_THE EXERCISE:_ Copy the data below exactly, omitting any picture it contains.

_INFORMATION SUPPLIED:_
+--

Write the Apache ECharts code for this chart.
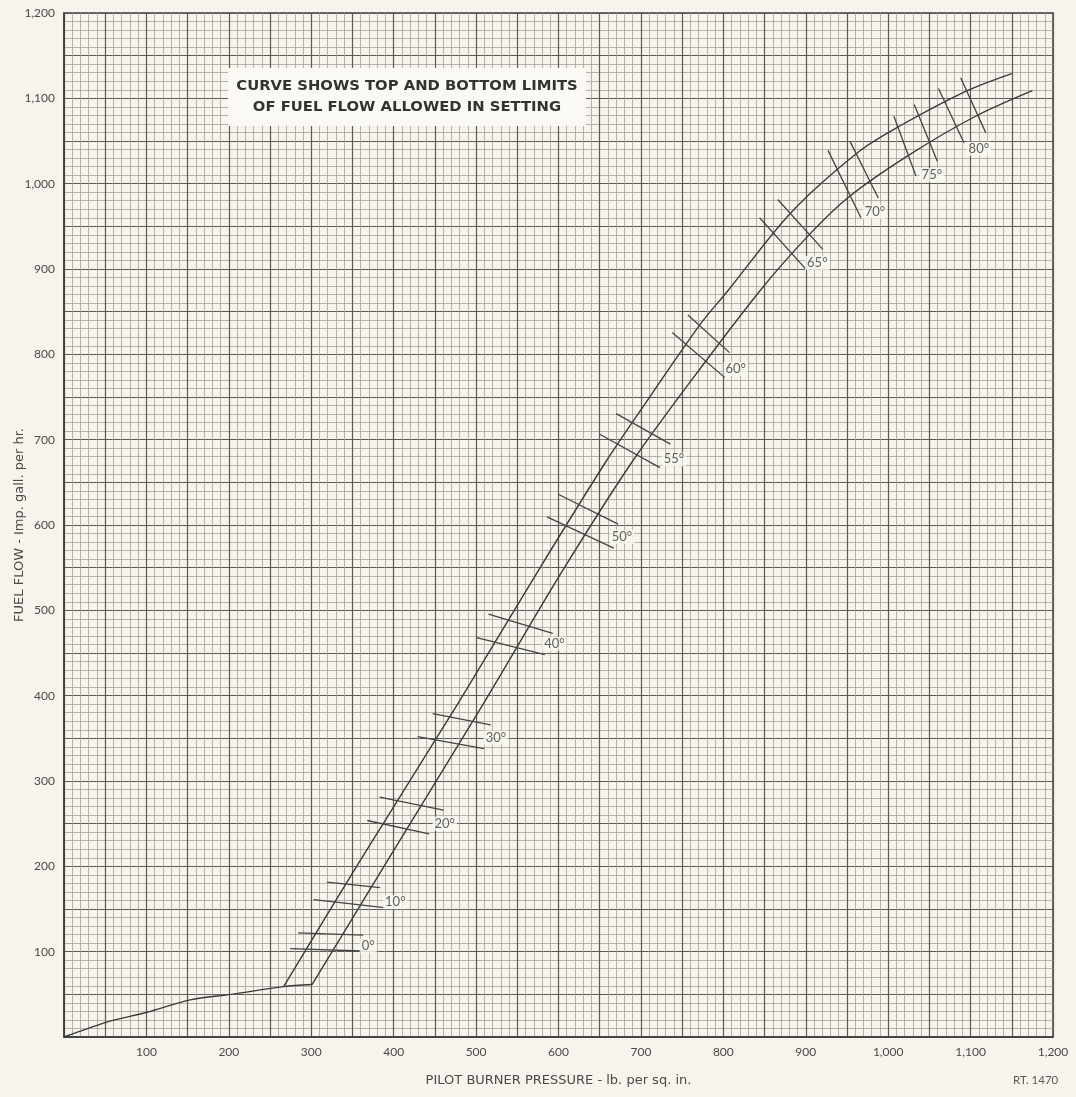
<!DOCTYPE html>
<html><head><meta charset="utf-8">
<script src="https://cdn.jsdelivr.net/npm/echarts@6/dist/echarts.min.js"></script>
<style>html,body{margin:0;padding:0;background:#f6f4ec;} #c{width:1076px;height:1097px;}</style>
</head><body><div id="c"></div>
<script>
// ---- data ----
const xTickValues = [100,200,300,400,500,600,700,800,900,1000,1100,1200];
const yTickValues = [100,200,300,400,500,600,700,800,900,1000,1100,1200];

// common low-pressure part of the curve (pressure, flow)
const sharedCurve = [[0,0],[52,17.5],[101,29],[153,43.5],[203,50],[266.5,59],[301,61.5]];
// top limit of fuel flow
const upperLimit = [[266.5,59],[355,200],[480,394],[577,549],[658,675],[700,735],[771,834],[805,874],[882,966],[965,1038],[1013,1067],[1096,1109],[1150,1129]];
// bottom limit of fuel flow
const lowerLimit = [[301,61.5],[338,120],[399,217],[511,394],[604,545],[690,675],[760,768],[844,874],[904,940],[953,985],[1026,1034],[1106,1079],[1175,1109]];

// temperature settings marked across the curves
const tempNames = ['0°','10°','20°','30°','40°','50°','55°','60°','65°','70°','75°','80°'];
const tempUpperTicks = [
  [[284,122],[363,119.5]], [[319,181.5],[383.6,175]], [[383,281],[460.5,266]], [[447.4,379],[517.7,365.7]],
  [[515,495.7],[593,473]], [[599.6,636],[672.3,601]], [[670,730.5],[735.7,694.7]], [[757,846],[807.5,802]],
  [[866,981.5],[920.8,923]], [[953.7,1049.6],[988,983.3]], [[1031.6,1092.7],[1059.8,1026]], [[1088,1124],[1118.5,1059.5]]
];
const tempLowerTicks = [
  [[274.5,103.5],[361.5,100.8]], [[303,161],[388.6,151.5]], [[368,253.7],[443,238]], [[429,352],[509.5,338]],
  [[500.7,468],[583.4,448]], [[586,609.6],[667,573]], [[650,706.4],[723,667.3]], [[738,825.6],[801.5,773]],
  [[844,960],[900.4,899.6]], [[927,1039],[967,960]], [[1007,1079],[1033.7,1009]], [[1061,1111.5],[1092,1048]]
];
const tempLabelAt = [[369,107],[402,158],[462,250],[524,351],[595,461],[677,586],[740,677],[815,783],[914,907],[984,967],[1053,1010],[1110,1041]];

const noteLines = ['CURVE SHOWS TOP AND BOTTOM LIMITS','OF FUEL FLOW ALLOWED IN SETTING'];
const xName = 'PILOT BURNER PRESSURE - lb. per sq. in.';
const yName = 'FUEL FLOW - Imp. gall. per hr.';
const refNo = 'RT. 1470';

// ---- chart ----
const FONT = 'Lato, "Open Sans", sans-serif';
const WIDE = '"DejaVu Sans", Verdana, sans-serif';
const INK = '#3a3a38';
const fmt = v => v >= 1000 ? String(v).replace(/(\d)(\d{3})$/, '$1,$2') : String(v);

function axis(ticks, name, gap) {
  return {
    type: 'value', min: 0, max: 1200, interval: 50,
    name: name, nameLocation: 'middle', nameGap: gap, nameMoveOverlap: false,
    nameTextStyle: {fontFamily: WIDE, fontSize: 13, color: '#4a4a48'},
    axisLine: {show: true, lineStyle: {color: '#3c3c3a', width: 1.5}},
    axisTick: {show: false},
    minorTick: {show: false, splitNumber: 5},
    axisLabel: {fontFamily: FONT, fontSize: 12, color: '#4a4a48', margin: 9,
      formatter: v => ticks.includes(v) ? fmt(v) : ''},
    splitLine: {show: true, lineStyle: {color: '#5b5b57', width: 1.2}},
    minorSplitLine: {show: true, lineStyle: {color: '#a4a39c', width: 0.8}}
  };
}

const chart = echarts.init(document.getElementById('c'), null, {renderer: 'canvas'});
const curveStyle = {color: INK, width: 1.4};

chart.setOption({
  backgroundColor: '#f6f4ec',
  animation: false,
  grid: {left: 64, right: 23, top: 13, bottom: 60, containLabel: false, outerBoundsMode: 'none',
    show: true, borderColor: '#3c3c3a', borderWidth: 1.5, backgroundColor: 'transparent'},
  xAxis: axis(xTickValues, xName, 37),
  yAxis: axis(yTickValues, yName, 38),
  series: [
    {type: 'line', data: sharedCurve, showSymbol: false, smooth: 0.3, lineStyle: curveStyle, z: 5},
    {type: 'line', data: upperLimit, showSymbol: false, smooth: 0.3, lineStyle: curveStyle, z: 5},
    {type: 'line', data: lowerLimit, showSymbol: false, smooth: 0.3, lineStyle: curveStyle, z: 5},
    {type: 'lines', coordinateSystem: 'cartesian2d', z: 6,
      lineStyle: {color: '#444442', width: 1.3, opacity: 1},
      data: tempUpperTicks.concat(tempLowerTicks).map(c => ({coords: c}))},
    {type: 'scatter', symbolSize: 0, z: 7,
      data: tempLabelAt.map((p, i) => ({value: p, name: tempNames[i]})),
      label: {show: true, position: 'inside', formatter: '{b}', fontFamily: FONT, fontSize: 13,
        color: '#3a3a38', backgroundColor: '#faf9f3', padding: [1, 2, 0, 2]}}
  ],
  graphic: [
    {type: 'rect', z: 50, shape: {x: 228, y: 68, width: 358, height: 58}, style: {fill: '#faf9f3'}},
    {type: 'text', z: 51, x: 407, y: 76, style: {text: noteLines.join('\n'), align: 'center', textAlign: 'center',
      font: 'bold 14.8px ' + WIDE, fill: '#333331', lineHeight: 21}},
    {type: 'text', z: 51, x: 1013, y: 1074, style: {text: refNo, font: '11.5px ' + FONT, fill: '#5a5a58'}}
  ]
});
</script></body></html>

+--

_OUTPUT:_
Write the Apache ECharts code for this chart.
<!DOCTYPE html>
<html><head><meta charset="utf-8">
<script src="https://cdn.jsdelivr.net/npm/echarts@6/dist/echarts.min.js"></script>
<style>html,body{margin:0;padding:0;background:#f6f4ec;} #c{width:1076px;height:1097px;}</style>
</head><body><div id="c"></div>
<script>
// ---- data ----
const xTickValues = [100,200,300,400,500,600,700,800,900,1000,1100,1200];
const yTickValues = [100,200,300,400,500,600,700,800,900,1000,1100,1200];

// common low-pressure part of the curve (pressure, flow)
const sharedCurve = [[0,0],[52,17.5],[101,29],[153,43.5],[203,50],[266.5,59],[301,61.5]];
// top limit of fuel flow
const upperLimit = [[266.5,59],[355,200],[480,394],[577,549],[658,675],[700,735],[771,834],[805,874],[882,966],[965,1038],[1013,1067],[1096,1109],[1150,1129]];
// bottom limit of fuel flow
const lowerLimit = [[301,61.5],[338,120],[399,217],[511,394],[604,545],[690,675],[760,768],[844,874],[904,940],[953,985],[1026,1034],[1106,1079],[1175,1109]];

// temperature settings marked across the curves
const tempNames = ['0°','10°','20°','30°','40°','50°','55°','60°','65°','70°','75°','80°'];
const tempUpperTicks = [
  [[284,122],[363,119.5]], [[319,181.5],[383.6,175]], [[383,281],[460.5,266]], [[447.4,379],[517.7,365.7]],
  [[515,495.7],[593,473]], [[599.6,636],[672.3,601]], [[670,730.5],[735.7,694.7]], [[757,846],[807.5,802]],
  [[866,981.5],[920.8,923]], [[953.7,1049.6],[988,983.3]], [[1031.6,1092.7],[1059.8,1026]], [[1088,1124],[1118.5,1059.5]]
];
const tempLowerTicks = [
  [[274.5,103.5],[361.5,100.8]], [[303,161],[388.6,151.5]], [[368,253.7],[443,238]], [[429,352],[509.5,338]],
  [[500.7,468],[583.4,448]], [[586,609.6],[667,573]], [[650,706.4],[723,667.3]], [[738,825.6],[801.5,773]],
  [[844,960],[900.4,899.6]], [[927,1039],[967,960]], [[1007,1079],[1033.7,1009]], [[1061,1111.5],[1092,1048]]
];
const tempLabelAt = [[369,107],[402,158],[462,250],[524,351],[595,461],[677,586],[740,677],[815,783],[914,907],[984,967],[1053,1010],[1110,1041]];

const noteLines = ['CURVE SHOWS TOP AND BOTTOM LIMITS','OF FUEL FLOW ALLOWED IN SETTING'];
const xName = 'PILOT BURNER PRESSURE - lb. per sq. in.';
const yName = 'FUEL FLOW - Imp. gall. per hr.';
const refNo = 'RT. 1470';

// ---- chart ----
const FONT = 'Lato, "Open Sans", sans-serif';
const WIDE = '"DejaVu Sans", Verdana, sans-serif';
const INK = '#3a3a38';
const fmt = v => v >= 1000 ? String(v).replace(/(\d)(\d{3})$/, '$1,$2') : String(v);

function axis(ticks, name, gap) {
  return {
    type: 'value', min: 0, max: 1200, interval: 50,
    name: name, nameLocation: 'middle', nameGap: gap, nameMoveOverlap: false,
    nameTextStyle: {fontFamily: WIDE, fontSize: 13, color: '#4a4a48'},
    axisLine: {show: true, lineStyle: {color: '#3c3c3a', width: 1.5}},
    axisTick: {show: false},
    minorTick: {show: false, splitNumber: 5},
    axisLabel: {fontFamily: FONT, fontSize: 12, color: '#4a4a48', margin: 9,
      formatter: v => ticks.includes(v) ? fmt(v) : ''},
    splitLine: {show: true, lineStyle: {color: '#5b5b57', width: 1.2}},
    minorSplitLine: {show: true, lineStyle: {color: '#a4a39c', width: 0.8}}
  };
}

const chart = echarts.init(document.getElementById('c'), null, {renderer: 'canvas'});
const curveStyle = {color: INK, width: 1.4};

chart.setOption({
  backgroundColor: '#f6f4ec',
  animation: false,
  grid: {left: 64, right: 23, top: 13, bottom: 60, containLabel: false, outerBoundsMode: 'none',
    show: true, borderColor: '#3c3c3a', borderWidth: 1.5, backgroundColor: 'transparent'},
  xAxis: axis(xTickValues, xName, 37),
  yAxis: axis(yTickValues, yName, 38),
  series: [
    {type: 'line', data: sharedCurve, showSymbol: false, smooth: 0.3, lineStyle: curveStyle, z: 5},
    {type: 'line', data: upperLimit, showSymbol: false, smooth: 0.3, lineStyle: curveStyle, z: 5},
    {type: 'line', data: lowerLimit, showSymbol: false, smooth: 0.3, lineStyle: curveStyle, z: 5},
    {type: 'lines', coordinateSystem: 'cartesian2d', z: 6,
      lineStyle: {color: '#444442', width: 1.3, opacity: 1},
      data: tempUpperTicks.concat(tempLowerTicks).map(c => ({coords: c}))},
    {type: 'scatter', symbolSize: 0, z: 7,
      data: tempLabelAt.map((p, i) => ({value: p, name: tempNames[i]})),
      label: {show: true, position: 'inside', formatter: '{b}', fontFamily: FONT, fontSize: 13,
        color: '#3a3a38', backgroundColor: '#faf9f3', padding: [1, 2, 0, 2]}}
  ],
  graphic: [
    {type: 'rect', z: 50, shape: {x: 228, y: 68, width: 358, height: 58}, style: {fill: '#faf9f3'}},
    {type: 'text', z: 51, x: 407, y: 76, style: {text: noteLines.join('\n'), align: 'center', textAlign: 'center',
      font: 'bold 14.8px ' + WIDE, fill: '#333331', lineHeight: 21}},
    {type: 'text', z: 51, x: 1013, y: 1074, style: {text: refNo, font: '11.5px ' + FONT, fill: '#5a5a58'}}
  ]
});
</script></body></html>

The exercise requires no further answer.